The Subaru Solterra, for example, is essentially Subaru’s version of the Toyota bZ, while the Trailseeker shares close links with Toyota’s bZ Woodland project. Subaru’s upcoming Uncharted crossover is also reportedly related to the Toyota C-HR+.
Subaru is additionally preparing a three-row EV called the Subaru Getaway, which is expected to share significant engineering ties with a future electric version of the Toyota Highlander.
Toyota’s Partnership Is Becoming More Important
For Subaru, the partnership with Toyota has become increasingly valuable as EV development costs continue rising across the industry. Building a dedicated EV platform independently requires enormous investment in software, batteries, manufacturing, and supply chains — areas where Toyota’s scale offers Subaru major advantages.
Collaborating with Toyota also allows Subaru to spread development costs across multiple brands while reducing the financial risk associated with slower-than-expected EV demand growth.
That flexibility is becoming especially important as automakers face growing pressure from tariffs and shifting consumer behavior in North America.
Subaru executives reportedly still intend to pursue independent EV development eventually, but the timeline now appears far less certain. The company says it will continue evaluating market conditions before committing larger resources toward standalone battery-electric programs. For now, Toyota’s platforms may effectively serve as Subaru’s EV lifeline.
Hybrids Are Starting To Look Like The Safer Bet

Subaru’s strategic adjustment also reflects a trend emerging throughout the auto industry. While EV sales continue growing overall, several manufacturers are increasingly turning back toward hybrids as a more stable and profitable middle ground.
The United States remains Subaru’s largest market, accounting for roughly 72% of the company’s global sales during fiscal year 2025. In America, hybrids and traditional gasoline-powered vehicles continue significantly outperforming fully electric vehicles in overall demand and profitability.
Subaru did experience a sharp increase in U.S. EV registrations earlier this year, with registrations reportedly climbing 50% during March 2026. However, that growth came at a substantial cost. Average incentives on Subaru EVs reportedly reached roughly $8,651 per vehicle, nearly $6,000 above the company’s broader average incentive spending.
Those numbers highlight one of the central problems facing many automakers: EV demand often still requires aggressive discounting to maintain momentum. As a result, Subaru appears increasingly focused on protecting profitability rather than rushing deeper into expensive EV expansion.
The Entire Industry Is Reassessing EV Timelines
Subaru is far from alone in slowing or recalibrating portions of its electrification strategy. Multiple manufacturers are adjusting timelines, delaying products, and directing more investment toward hybrids and extended-range technologies.
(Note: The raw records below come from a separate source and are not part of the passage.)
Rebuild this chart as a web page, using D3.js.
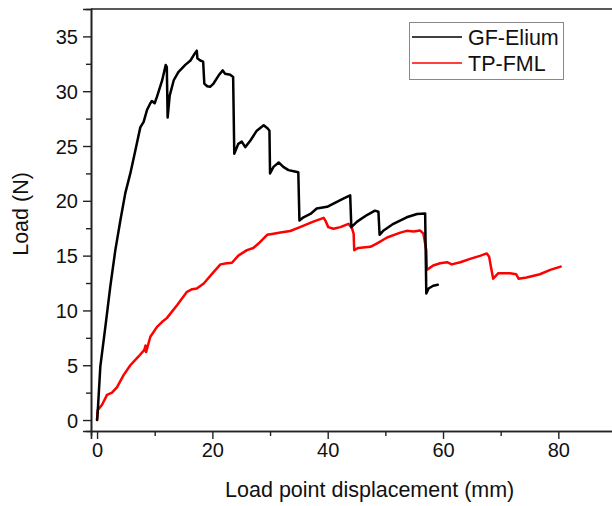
<!DOCTYPE html>
<html>
<head>
<meta charset="utf-8">
<script src="https://cdn.jsdelivr.net/npm/d3@7"></script>
<style>
  html, body { margin: 0; padding: 0; background: #fff; }
  svg { display: block; font-family: "Liberation Sans", Arial, sans-serif; }
</style>
</head>
<body>
<svg id="chart" width="612" height="506"></svg>
<script>
// Load–displacement curves (displacement in mm, load in N)
const gfEliumX = [0, 0.1, 0.57, 1.44, 2.3, 3.17, 4.04, 4.9, 5.77, 6.64, 7.5, 8.08, 8.67, 9.24, 9.5, 9.99, 10.4, 11.3, 11.9, 12.1, 12.24, 12.6, 13.3, 14.1, 15.3, 16.2, 16.9, 17.3, 17.4, 17.9, 18.4, 18.6, 19.1, 19.6, 20.2, 21.1, 21.8, 22.2, 23.1, 23.6, 23.8, 24.5, 25.1, 25.7, 26.6, 27.7, 28.9, 29.6, 29.9, 30.0, 30.6, 31.5, 32.3, 33.2, 34.1, 34.9, 35.1, 35.8, 37.0, 38.1, 39.9, 41.0, 42.7, 43.9, 44.1, 45.1, 46.8, 48.2, 48.8, 49.0, 49.7, 51.4, 53.7, 55.5, 56.9, 57.1, 57.5, 58.3, 59.1];
const gfEliumY = [0, 0.6, 4.9, 8.5, 12.2, 15.5, 18.2, 20.7, 22.5, 24.6, 26.7, 27.2, 28.3, 28.9, 29.1, 28.9, 29.5, 31.0, 32.4, 32.2, 27.6, 29.6, 31.0, 31.75, 32.4, 32.8, 33.4, 33.7, 33.0, 32.8, 32.7, 30.7, 30.45, 30.4, 30.7, 31.45, 31.9, 31.6, 31.5, 31.3, 24.3, 25.2, 25.4, 24.9, 25.5, 26.4, 26.9, 26.6, 26.4, 22.5, 23.1, 23.5, 23.1, 22.8, 22.7, 22.6, 18.2, 18.5, 18.8, 19.3, 19.45, 19.75, 20.2, 20.5, 17.6, 18.1, 18.7, 19.1, 19.0, 16.9, 17.3, 17.9, 18.5, 18.8, 18.85, 11.55, 12.0, 12.25, 12.35];

const tpFmlX = [0, 0.1, 0.87, 1.73, 2.6, 3.47, 4.6, 5.77, 7.2, 8.2, 8.4, 8.5, 9.24, 10.4, 11.3, 12.1, 13.9, 15.6, 16.5, 17.3, 18.5, 20.2, 21.4, 22.5, 23.4, 24.5, 26.0, 27.1, 28.0, 29.5, 30.6, 31.8, 33.5, 35.2, 37.5, 39.3, 39.6, 40.1, 41.0, 42.2, 43.6, 44.2, 44.5, 44.6, 45.3, 47.4, 48.5, 50.3, 52.6, 53.7, 54.9, 56.0, 56.6, 57.1, 57.2, 58.3, 59.5, 60.7, 61.5, 63.0, 64.7, 66.4, 67.6, 68.0, 68.3, 68.7, 69.6, 71.6, 72.7, 73.1, 74.5, 76.8, 78.6, 80.4];
const tpFmlY = [0, 0.9, 1.4, 2.3, 2.5, 3.0, 4.1, 5.0, 5.8, 6.4, 6.8, 6.2, 7.6, 8.5, 8.96, 9.3, 10.5, 11.7, 11.94, 12.0, 12.46, 13.5, 14.2, 14.3, 14.35, 15.0, 15.5, 15.7, 16.1, 16.9, 17.0, 17.1, 17.25, 17.6, 18.1, 18.45, 18.2, 17.6, 17.45, 17.6, 17.9, 17.5, 17.0, 15.5, 15.7, 15.8, 16.1, 16.65, 17.1, 17.26, 17.2, 17.3, 17.0, 15.5, 13.7, 14.1, 14.3, 14.4, 14.2, 14.4, 14.7, 14.98, 15.2, 14.9, 14.0, 12.9, 13.4, 13.4, 13.3, 12.9, 13.0, 13.3, 13.7, 14.0];

const seriesNames = ["GF-Elium", "TP-FML"];
const seriesColors = ["#000000", "#ff0000"];

const xTicks = [0, 20, 40, 60, 80];
const xMinorTicks = [10, 30, 50, 70];
const yTicks = [0, 5, 10, 15, 20, 25, 30, 35];
const yMinorTicks = [2.5, 7.5, 12.5, 17.5, 22.5, 27.5, 32.5];

const svg = d3.select("#chart");
const plotLeft = 91, plotRight = 616, plotTop = 9, plotBottom = 431;

const x = d3.scaleLinear().domain([-1.05, 90]).range([plotLeft, plotRight]);
const y = d3.scaleLinear().domain([-1.0, 37.5]).range([plotBottom, plotTop]);

const axisColor = "#222";

// Minor ticks
const gxMinor = svg.append("g").attr("transform", `translate(0,${plotBottom})`)
  .call(d3.axisBottom(x).tickValues(xMinorTicks).tickSize(5).tickFormat(""));
const gyMinor = svg.append("g").attr("transform", `translate(${plotLeft},0)`)
  .call(d3.axisLeft(y).tickValues(yMinorTicks).tickSize(5).tickFormat(""));

// Major ticks with labels
const gx = svg.append("g").attr("transform", `translate(0,${plotBottom})`)
  .call(d3.axisBottom(x).tickValues(xTicks).tickSize(8).tickPadding(4).tickFormat(d3.format("d")));
const gy = svg.append("g").attr("transform", `translate(${plotLeft},0)`)
  .call(d3.axisLeft(y).tickValues(yTicks).tickSize(8).tickPadding(5).tickFormat(d3.format("d")));

[gxMinor, gyMinor, gx, gy].forEach(g => {
  g.select(".domain").attr("stroke", axisColor).attr("stroke-width", 1.6);
  g.selectAll(".tick line").attr("stroke", axisColor).attr("stroke-width", 1.4);
  g.selectAll(".tick text").attr("fill", "#111").style("font-size", "20px")
    .style("font-family", "'Liberation Sans', Arial, sans-serif");
});
gy.selectAll(".tick text").attr("dy", "0.35em");

// Top border of the frame
svg.append("line")
  .attr("x1", plotLeft).attr("x2", plotRight).attr("y1", plotTop).attr("y2", plotTop)
  .attr("stroke", axisColor).attr("stroke-width", 1.6);

// Axis titles
svg.append("text")
  .attr("x", (x(0) + x(80)) / 2 + 42).attr("y", 497)
  .attr("text-anchor", "middle").attr("fill", "#111")
  .style("font-size", "21.5px")
  .text("Load point displacement (mm)");

svg.append("text")
  .attr("transform", `translate(28,${y(18.8)}) rotate(-90)`)
  .attr("text-anchor", "middle").attr("fill", "#111")
  .style("font-size", "21.5px")
  .text("Load (N)");

// Curves
const line = d3.line().x(d => x(d[0])).y(d => y(d[1]));
const curves = [
  d3.zip(gfEliumX, gfEliumY),
  d3.zip(tpFmlX, tpFmlY)
];
// Draw red first so black sits on top where they meet
[1, 0].forEach(i => {
  svg.append("path")
    .datum(curves[i])
    .attr("d", line)
    .attr("fill", "none")
    .attr("stroke", seriesColors[i])
    .attr("stroke-width", 2.5)
    .attr("stroke-linejoin", "round")
    .attr("stroke-linecap", "round");
});

// Legend
const lg = svg.append("g");
lg.append("rect")
  .attr("x", 409.5).attr("y", 22.5).attr("width", 154).attr("height", 57)
  .attr("fill", "#fff").attr("stroke", "#888").attr("stroke-width", 1);
seriesNames.forEach((name, i) => {
  const ly = 37 + i * 26;
  lg.append("line")
    .attr("x1", 412).attr("x2", 462).attr("y1", ly).attr("y2", ly)
    .attr("stroke", seriesColors[i]).attr("stroke-width", 1.6);
  lg.append("text")
    .attr("x", 468).attr("y", ly + 7.5)
    .attr("fill", "#111").style("font-size", "21.5px")
    .text(name);
});
</script>
</body>
</html>
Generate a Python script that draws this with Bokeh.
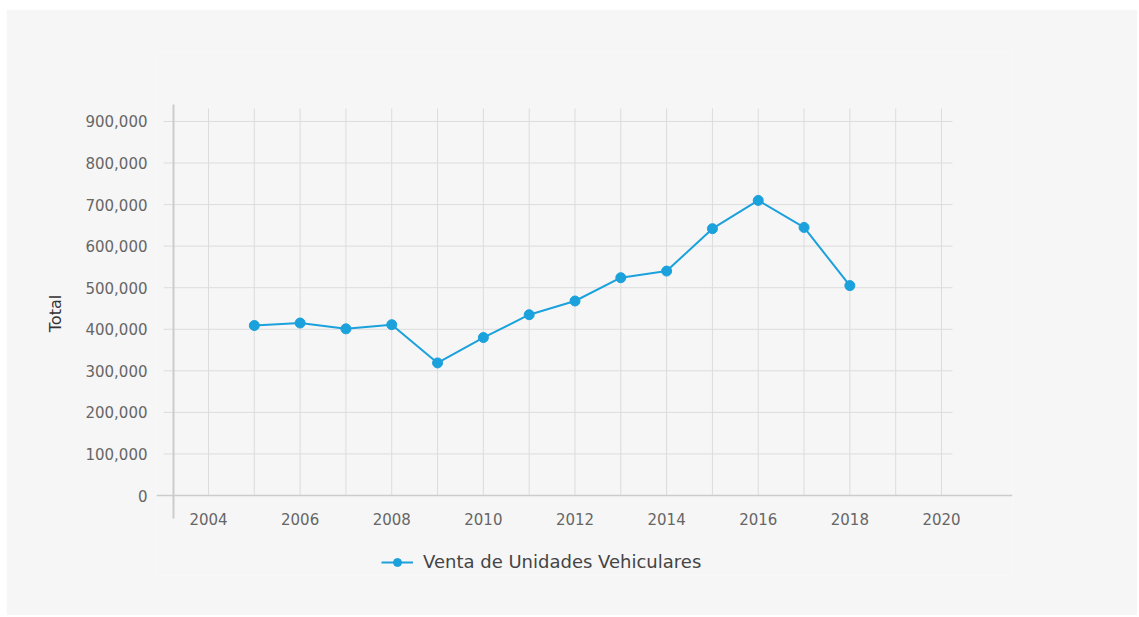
from bokeh.plotting import figure
from bokeh.models import (Range1d, FixedTicker, NumeralTickFormatter, Span,
                          Legend, LegendItem, ColumnDataSource)
from bokeh.embed import file_html
from bokeh.resources import INLINE

# ---- data ----
years = [2005, 2006, 2007, 2008, 2009, 2010, 2011, 2012, 2013, 2014, 2015, 2016, 2017, 2018]
ventas = [409000, 415000, 401000, 411000, 319000, 380000, 435000, 468000,
          524000, 540000, 642000, 710000, 645000, 505000]
series_name = "Venta de Unidades Vehiculares"
x_tick_years = [2004, 2006, 2008, 2010, 2012, 2014, 2016, 2018, 2020]
grid_years = list(range(2004, 2021))
y_ticks = [0, 100000, 200000, 300000, 400000, 500000, 600000, 700000, 800000, 900000]

FONT = "DejaVu Sans"
BG = "#f6f6f6"
LINE = "#1ba1dc"
GRID = "#dcdcdc"
AXIS = "#cccccc"

# extents of the drawn grid / axis lines (data units)
GRID_TOP = 931200
GRID_LEFT, GRID_RIGHT = 2003.02, 2020.24
YAXIS_X = 2003.236
YAXIS_TOP, YAXIS_BOTTOM = 940800, -55340

p = figure(width=1131, height=606, output_backend="svg", toolbar_location=None,
           x_range=Range1d(2002.865, 2021.55), y_range=Range1d(-192490, 1068330),
           min_border_left=150, min_border_right=125, min_border_top=42,
           min_border_bottom=40)
p.margin = (9, 0, 0, 6)
p.background_fill_color = BG
p.border_fill_color = BG
p.outline_line_color = None
p.xgrid.visible = False
p.ygrid.visible = False

# grid lines
p.segment(x0=grid_years, y0=[0] * len(grid_years), x1=grid_years,
          y1=[GRID_TOP] * len(grid_years), line_color=GRID, line_width=1)
p.segment(x0=[GRID_LEFT] * len(y_ticks), y0=y_ticks, x1=[GRID_RIGHT] * len(y_ticks),
          y1=y_ticks, line_color=GRID, line_width=1)

# axis lines
p.add_layout(Span(location=0, dimension="width", line_color=AXIS, line_width=1.5))
p.segment(x0=[YAXIS_X], y0=[YAXIS_BOTTOM], x1=[YAXIS_X], y1=[YAXIS_TOP],
          line_color=AXIS, line_width=2)

src = ColumnDataSource(dict(x=years, y=ventas))
lr = p.line("x", "y", source=src, line_color=LINE, line_width=2)
sr = p.scatter("x", "y", source=src, size=10, fill_color=LINE, line_color=LINE)

for ax in (p.xaxis[0], p.yaxis[0]):
    ax.axis_line_color = None
    ax.major_tick_line_color = None
    ax.minor_tick_line_color = None
    ax.major_tick_out = 0
    ax.major_tick_in = 0
    ax.major_label_text_font = FONT
    ax.major_label_text_font_size = "15px"
    ax.major_label_text_color = "#666666"

p.xaxis.fixed_location = 0
p.xaxis.ticker = FixedTicker(ticks=x_tick_years)
p.yaxis.ticker = FixedTicker(ticks=y_ticks)
p.yaxis.formatter = NumeralTickFormatter(format="0,0")
p.xaxis.major_label_standoff = 17
p.yaxis.major_label_standoff = 9
p.yaxis.axis_label = "Total"
p.yaxis.axis_label_text_font = FONT
p.yaxis.axis_label_text_font_style = "normal"
p.yaxis.axis_label_text_font_size = "16px"
p.yaxis.axis_label_text_color = "#333333"
p.yaxis.axis_label_standoff = 17

legend = Legend(items=[LegendItem(label=series_name, renderers=[lr, sr])],
                location=(225, 3), orientation="horizontal", padding=4,
                border_line_color=None, background_fill_alpha=0,
                label_text_font=FONT, label_text_font_size="18px",
                label_text_color="#444444", glyph_width=32, label_standoff=10)
p.add_layout(legend)

open("out.html", "w").write(file_html(p, INLINE))
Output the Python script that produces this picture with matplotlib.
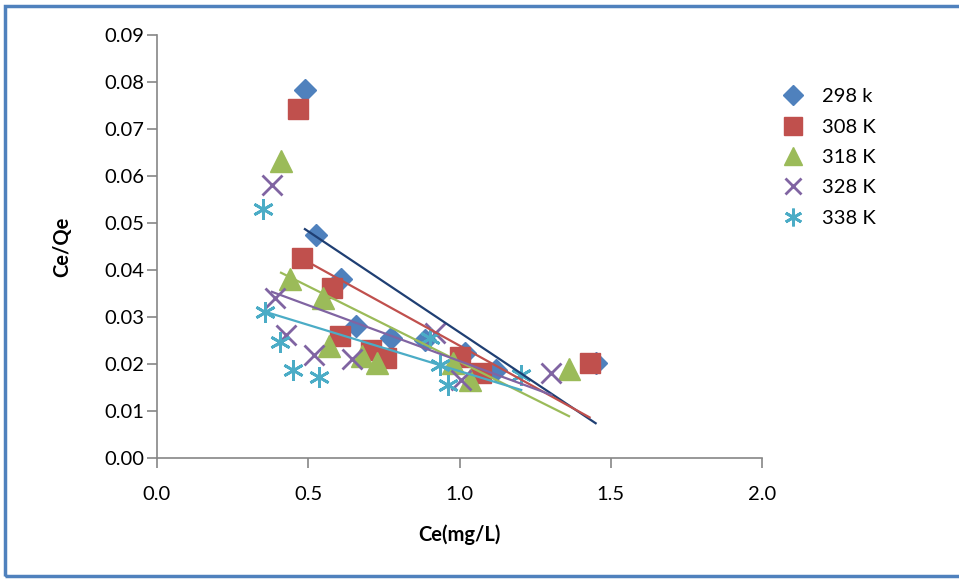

Toyota continues to aggressively expand hybrid production, while Hyundai has also leaned heavily into hybrid growth as EV demand softens in parts of the market. Nissan is preparing to bring its e-Power hybrid system to American buyers as well.
Tariffs are further complicating the situation for import-heavy automakers like Subaru and Audi, both of which rely heavily on overseas production for the U.S. market.
Subaru still expects operating profit to improve significantly during the current fiscal year, with the company targeting approximately ¥150 billion in operating profit. Reaching that goal may depend largely on maintaining strong hybrid and combustion vehicle sales while controlling EV spending until market conditions stabilize.
For now, Subaru’s electric future remains alive, it’s just increasingly tied to Toyota and moving at a far more cautious pace than originally planned.